By profession, Yudi is a writer, with one bestseller behind him that has kept him in duplex apartment, swank convertible, multiple girlfriends and constant partying kind of lifestyle for several years.  Really? How unbelievable is that! Now the money has run out, he can’t write another line and his agent is fed-up. He can’t find another job either? How dumb is he?

Then, he finds that the writer who ousted him from the publisher’s favourite position, is Aanchal (Ileana D’Cruz) who writes romantic books so cheesy, they wouldn’t go beyond the editor’s desk, leave aside fetch the Mumbai girl a reading tour of the US.  (Are all writers sniggering yet?)

Yudi is pleased to learn that Aanchal is smart enough to laugh at her own crappy books and treats romance and happily-ever-afters with as much cynicism as he does. So, what does he do?  He falls in love with her.

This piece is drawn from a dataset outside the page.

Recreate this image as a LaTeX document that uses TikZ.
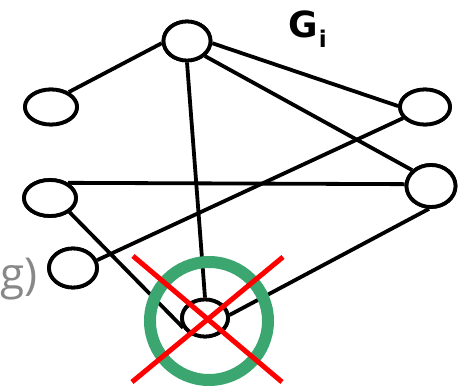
\documentclass[tikz,border=0pt]{standalone}
\usepackage{fontspec}
\setmainfont{Open Sans}
\newfontfamily\heavyfont{DejaVu Sans}
\usetikzlibrary{shapes.geometric}
\definecolor{ringgreen}{RGB}{59,166,111}
\definecolor{labelgray}{RGB}{136,136,136}
\begin{document}
\begin{tikzpicture}[x=1pt,y=-1pt,
  vert/.style={ellipse,draw=black,line width=3.8pt,fill=white,inner sep=0pt},
  edge/.style={draw=black,line width=3.8pt}]
\useasboundingbox (0,0) rectangle (466,387);
% vertices (placed first to name them)
\node[vert,minimum width=47pt,minimum height=39pt] (A) at (187,41) {};
\node[vert,minimum width=52pt,minimum height=35pt] (B) at (51,107) {};
\node[vert,minimum width=50pt,minimum height=35pt] (C) at (425,107) {};
\node[vert,minimum width=52pt,minimum height=36pt] (D) at (50,198) {};
\node[vert,minimum width=49pt,minimum height=42pt] (E) at (431,186) {};
\node[vert,minimum width=48pt,minimum height=39pt] (F) at (73,268) {};
\node[vert,minimum width=46pt,minimum height=37pt] (X) at (205,318) {};
% edges
\path[edge] (A.185) -- (B.40);
\path[edge] (A.355) -- (C.178);
\path[edge] (A.320) -- (E.140);
\path[edge] (A.south) -- (X.north);
\path[edge] (C.207) -- (F.18);
\path[edge] (D.40) -- (E.176);
\path[edge] (D.324) -- (X.204);
\path[edge] (E.265) -- (X.7);
% redraw vertices on top of edges
\node[vert,minimum width=47pt,minimum height=39pt] at (A) {};
\node[vert,minimum width=52pt,minimum height=35pt] at (B) {};
\node[vert,minimum width=50pt,minimum height=35pt] at (C) {};
\node[vert,minimum width=52pt,minimum height=36pt] at (D) {};
\node[vert,minimum width=49pt,minimum height=42pt] at (E) {};
\node[vert,minimum width=48pt,minimum height=39pt] at (F) {};
\node[vert,minimum width=46pt,minimum height=37pt] at (X) {};
% labels
\node[anchor=base west,inner sep=0pt] (G) at (288,38)
  {\heavyfont\fontsize{36}{36}\selectfont\bfseries G\hspace{1pt}\raisebox{-10pt}{\fontsize{23}{23}\selectfont i}};
\node[anchor=base east,inner sep=0pt,text=labelgray] (lbl) at (38,290)
  {\fontsize{44}{44}\selectfont g)};
% green ring and red cross
\node[circle,draw=ringgreen,line width=12pt,minimum size=118pt,inner sep=0pt] (ring) at (209,321) {};
\coordinate (r1) at (133,256);
\coordinate (r2) at (282,382);
\coordinate (r3) at (283,257);
\coordinate (r4) at (132,382);
\draw[red,line width=5pt] (r1) -- (r2);
\draw[red,line width=5pt] (r3) -- (r4);
\end{tikzpicture}
\end{document}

While his very boring love story is plodding on, there comes in the only saving grace of this movie—Govinda, as a Bollywood star, who has captured the single screen market, and now wants to make it to the multiplex. He wants a writer to come up with a “kickass romedy” in which he can romance a young actress and show off his surgically acquired six-pack abs. In the few minutes of screen time that he gets Govinda wipes the floor with everybody in the frame with him.


There was a story in there about a generation that refuses to grow out of a state of perpetual adolescence  -- Yudi’s alter ego is the gross Yogi, who lounges around all day. Why not make a film that conveys the commitment-is-hell point of view with some wit and humour? There was a chance to create a truly different leading lady, but the directors can’t get that right either.


Forget being a ‘comedy about romantic comedies’  Happy Ending just about manages to raise a few laughs, thanks to Govinda and dialogue writer Hussain Dalal.